O que Porter tem em comum com Anger, para lá do potencial chocante das suas histórias, é a crença de que o lado obscuro é a continuação da celebridade por outros meios. "Brando Mas Pouco" é uma espécie de biografia de série B, como atesta a sua escrita despreocupada, de tablóide. Numa palavra: "pulp". Ela centra-se na primeira metade da vida de Brando, presumivelmente os seus anos de maior voracidade (bis)sexual; a partir de 1961, quando a sua carreira desacelera, a biografia acelera, resumindo-se à "petite histoire" ilustrada.
Mas não é carreira de Brando que determina a biografia, é a sua presumível vida sexual. A certa altura, alguém diz que Brando foi particularmente activo enquanto homossexual nos anos 40 e, de forma menos intensa, nos anos 50, e que depois disso, à medida que envelheceu, parece ter levado uma vida "normal" e é, sobretudo, por isso, que Porter se desinteressa dela. "Brando Mas Pouco" não é a biografia do actor Brando - a sua meteórica ascensão entre a Broadway e o cinema está lá, mas é uma narração paralela e secundária - mas existencialismo de alcova, o retrato de um monstro de sensualidade e sexualidade, que usou o corpo para dominar os outros (a biografia conta como, antes de entrar no palco, Brando se masturbava de forma a que a erecção fosse visível em cena). Num documentário recente ("Brando", de Mimi Freedman e Leslie Greif, 2007), o actor Edward Norton nota como as pessoas costumam pensar em Brando como "um ícone do vigor masculino" quando, na verdade, ele era uma "justaposição de coisas", tão incrivelmente masculino quanto incrivelmente feminino.
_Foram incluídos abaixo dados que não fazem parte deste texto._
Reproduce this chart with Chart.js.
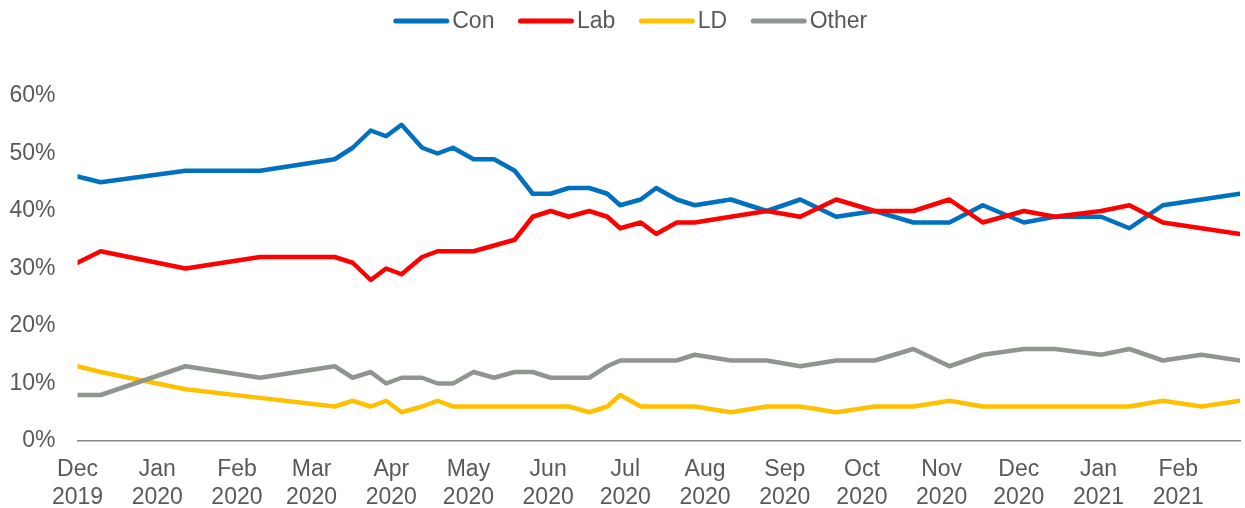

Para lá da sua improbabilidade, "Brando Mas Pouco" surge como a encarnação - encarnação no sentido mais literal: a ideia torna-se carne - desse hibridismo, uma espécie de terceira via, ou terceiro sexo.
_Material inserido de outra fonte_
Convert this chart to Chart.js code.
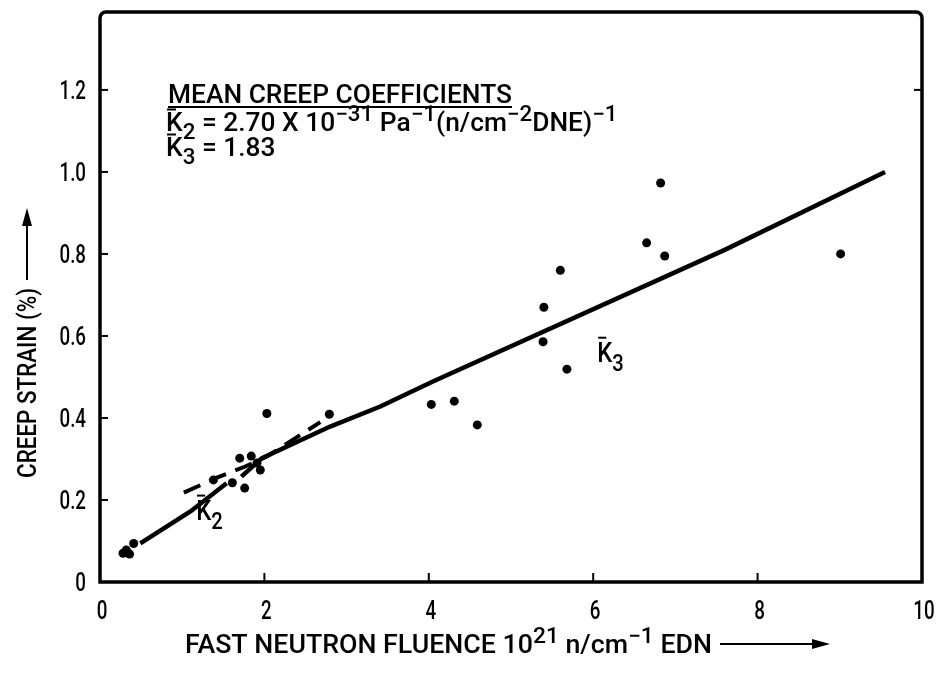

Também é a prova de que o fascínio de um corpo não termina com a sua morte. Nos Estados Unidos "Brando Mas Pouco" foi publicitada como "a biografia que teve de esperar que Brando morresse". É mais do que uma "tagline", confirma Porter, autor de outras biografias, igualmente reveladoras, de gente como Katharine Hepburn (onde defende que ela e Spencer Tracy seriam bissexuais dissimulados), Howard Hughes, Humphrey Bogart ou Michael Jackson. Esta última foi a mais difícil porque o biografado ainda estava vivo. "A minha biografia é o primeiro livro significativo publicado após a morte de Brando. Nunca o publicaria enquanto ele era vivo. Não sei se ele me teria processado. Os advogados de Katharine Hepburn ter-me-iam processado, na verdade eles ameaçaram fazê-lo mesmo depois de ela morrer. Agora, na sequência do meu livro, estou sempre a encontrar referências à bissexualidade de Katharine Hepburn, até na primeira página do caderno literário do ''New York Times''. Acho que haverá mais coisas no futuro sobre Marlon Brando que seguirão o mesmo padrão. Só tento ser o primeiro."
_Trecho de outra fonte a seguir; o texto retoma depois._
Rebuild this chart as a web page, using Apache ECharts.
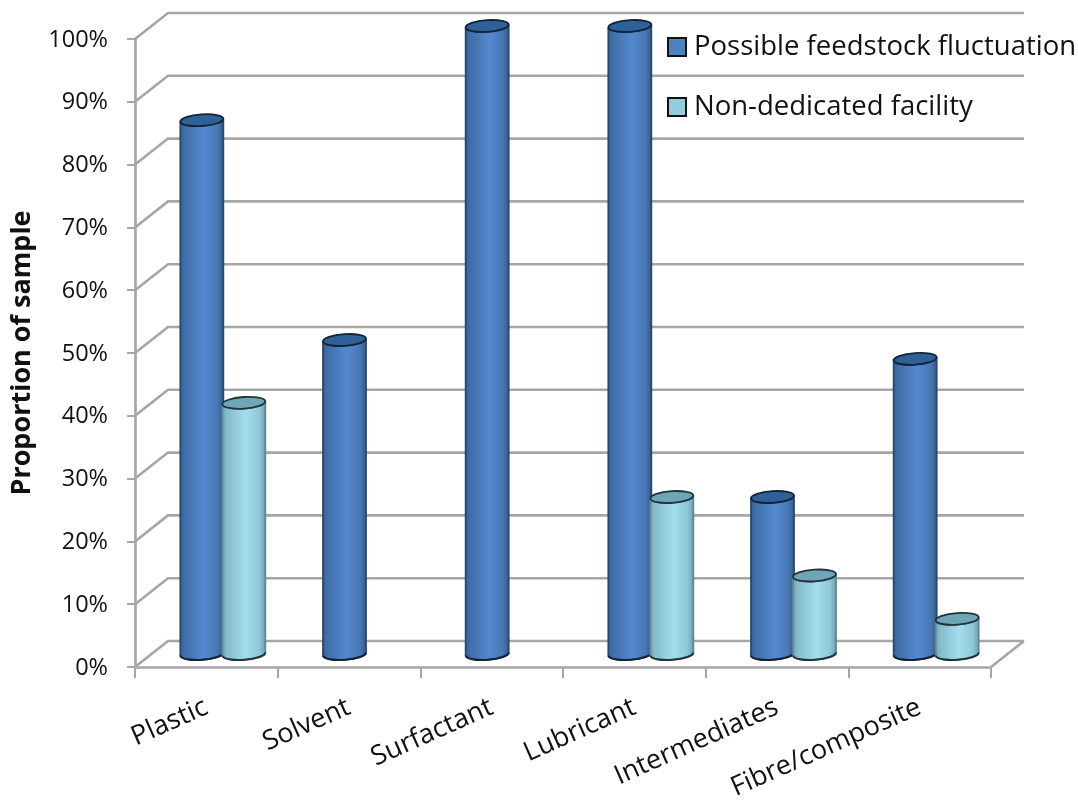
<!DOCTYPE html>
<html><head><meta charset="utf-8">
<style>html,body{margin:0;padding:0;background:#fff}#c{width:1078px;height:803px;filter:blur(0.6px)}</style>
<script src="https://cdn.jsdelivr.net/npm/echarts@6/dist/echarts.min.js"></script>
</head><body><div id="c"></div>
<script>
var categories = ['Plastic','Solvent','Surfactant','Lubricant','Intermediates','Fibre/composite'];
var feedstock = [85,50,100,100,25,47];
var nonDedicated = [40,null,null,25,12.5,5.6];
var gridValues = [0,10,20,30,40,50,60,70,80,90,100];
var nameA = 'Possible feedstock fluctuation';
var nameB = 'Non-dedicated facility';
var FONT = '"Open Sans","Noto Sans",sans-serif';
var DX = 33, DY = -26, GRID = '#a6a6a6';

function wallItem(params, api){
  var v = api.value(1);
  var p0 = api.coord([0, v]), p1 = api.coord([categories.length-1, v]);
  var band = api.size([1,0])[0];
  var xl = p0[0]-band/2, xr = p1[0]+band/2, y = p0[1];
  var pts = [[xl,y],[xl+DX,y+DY],[xr+DX,y+DY]];
  var kids = [{type:'polyline',shape:{points:pts},style:{fill:null,stroke:GRID,lineWidth:2.6}}];
  if (v === 0) kids.push({type:'line',shape:{x1:xr,y1:y,x2:xr+DX,y2:y+DY},style:{stroke:GRID,lineWidth:2.6}});
  return {type:'group',children:kids};
}
function cylinder(off, stops, topFill, edge){
  return function(params, api){
    var v = api.value(1);
    if (v == null || isNaN(v)) return null;
    var idx = api.value(0);
    var top = api.coord([idx, v]), base = api.coord([idx, 0]);
    var rx = 21.5, ry = 5.8, tilt = 1.5, rot = -4;
    var cx = top[0] + DX/2 + off;
    var ty = top[1] + DY/2, by = base[1] + DY/2;
    var body = 'M'+(cx-rx)+' '+(ty+tilt)+' L'+(cx-rx)+' '+(by+tilt)+
      ' A'+rx+' '+ry+' '+rot+' 0 0 '+(cx+rx)+' '+(by-tilt)+
      ' L'+(cx+rx)+' '+(ty-tilt)+
      ' A'+rx+' '+ry+' '+rot+' 0 1 '+(cx-rx)+' '+(ty+tilt)+' Z';
    var cap = 'M'+(cx-rx)+' '+(ty+tilt)+
      ' A'+rx+' '+ry+' '+rot+' 0 0 '+(cx+rx)+' '+(ty-tilt)+
      ' A'+rx+' '+ry+' '+rot+' 0 0 '+(cx-rx)+' '+(ty+tilt)+' Z';
    var front = 'M'+(cx-rx)+' '+(by+tilt)+
      ' A'+rx+' '+ry+' '+rot+' 0 0 '+(cx+rx)+' '+(by-tilt);
    return {type:'group',children:[
      {type:'path',shape:{pathData:body},style:{
        fill:new echarts.graphic.LinearGradient(0,0,1,0,stops),
        stroke:edge.side,lineWidth:1.8}},
      {type:'path',shape:{pathData:front},style:{fill:null,stroke:edge.cap,lineWidth:2}},
      {type:'path',shape:{pathData:cap},style:{fill:topFill,stroke:edge.cap,lineWidth:1.8}}
    ]};
  };
}
var blueStops = [{offset:0,color:'#34608f'},{offset:0.12,color:'#3f6fa8'},{offset:0.55,color:'#5589cf'},{offset:0.85,color:'#4877b4'},{offset:1,color:'#2f577f'}];
var lightStops = [{offset:0,color:'#6f9dab'},{offset:0.12,color:'#86bccb'},{offset:0.55,color:'#a2deed'},{offset:0.85,color:'#8fc7d6'},{offset:1,color:'#6d98a5'}];

function rows(arr){ return arr.map(function(v,i){ return [i,v]; }); }

var chart = echarts.init(document.getElementById('c'), null, {renderer:'canvas'});
chart.setOption({
  animation:false,
  backgroundColor:'#fff',
  grid:{left:135,right:87,top:39,bottom:136,containLabel:false,outerBoundsMode:'none'},
  legend:{
    data:[nameA,nameB],orient:'vertical',left:667,top:30,padding:0,icon:'rect',
    itemWidth:18,itemHeight:18,itemGap:26,
    itemStyle:{borderColor:'#111',borderWidth:2},
    textStyle:{fontFamily:FONT,fontSize:27.5,lineHeight:34,color:'#111',padding:[0,0,0,3]}
  },
  xAxis:{
    type:'category',data:categories,
    axisLine:{lineStyle:{color:GRID,width:2.6}},
    axisTick:{show:true,length:11,lineStyle:{color:GRID,width:2}},
    axisLabel:{rotate:24,margin:39,interval:0,fontFamily:FONT,fontSize:27,color:'#111'}
  },
  yAxis:{
    type:'value',min:0,max:100,interval:10,
    name:'Proportion of sample',nameLocation:'middle',nameGap:99,
    nameTextStyle:{fontFamily:FONT,fontSize:27,fontWeight:'bold',color:'#111'},
    axisLine:{show:true,lineStyle:{color:GRID,width:2.6}},
    axisTick:{show:true,length:8,lineStyle:{color:GRID,width:2}},
    axisLabel:{formatter:'{value}%',margin:27,fontFamily:FONT,fontSize:23.5,color:'#111',verticalAlign:'top',lineHeight:2},
    splitLine:{show:false}
  },
  series:[
    {type:'custom',name:'walls',renderItem:wallItem,data:rows(gridValues).map(function(r){return [0,r[1]];}),encode:{x:0,y:1},z:1,silent:true},
    {type:'custom',name:nameA,renderItem:cylinder(-21,blueStops,'#2f6097',{side:'#27496f',cap:'#12233a'}),
      data:rows(feedstock),encode:{x:0,y:1},itemStyle:{color:'#4f81bd'},z:2},
    {type:'custom',name:nameB,renderItem:cylinder(21,lightStops,'#6ea6b7',{side:'#5f8894',cap:'#22343a'}),
      data:rows(nonDedicated),encode:{x:0,y:1},itemStyle:{color:'#93cddd'},z:3}
  ]
});
</script></body></html>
Apesar do seu conteúdo bolinha vermelha (o mais notório é um grande plano de um "fellatio" de atribuição duvidosa, entre Brando e um dos seus amigos mais próximos, o também actor Wally Cox), "Brando Mas Pouco" revela simultaneamente um fascínio adolescente, um olhar que se diria cândido, sobre esse mundo de adultos. Talvez isto explique alguma coisa: perguntamos a Darwin Porter como é que ele se interessou por Hollywood e vamos parar à infância dele. "A minha mãe era assistente de uma cantora e dançarina muito famosa chamada Sophie Tucker. Toda a gente estava sempre em casa de Miss Sophie: Frank Sinatra, Judy Garland... Eu saía da escola e corria para casa dela, para ver quem é que podia lá estar. Uma vez a Judy Garland cantou ''Over the rainbow'' para mim, quando eu era pequeno. É esse rapazinho fulminado pelas estrelas que agora escreve sobre elas."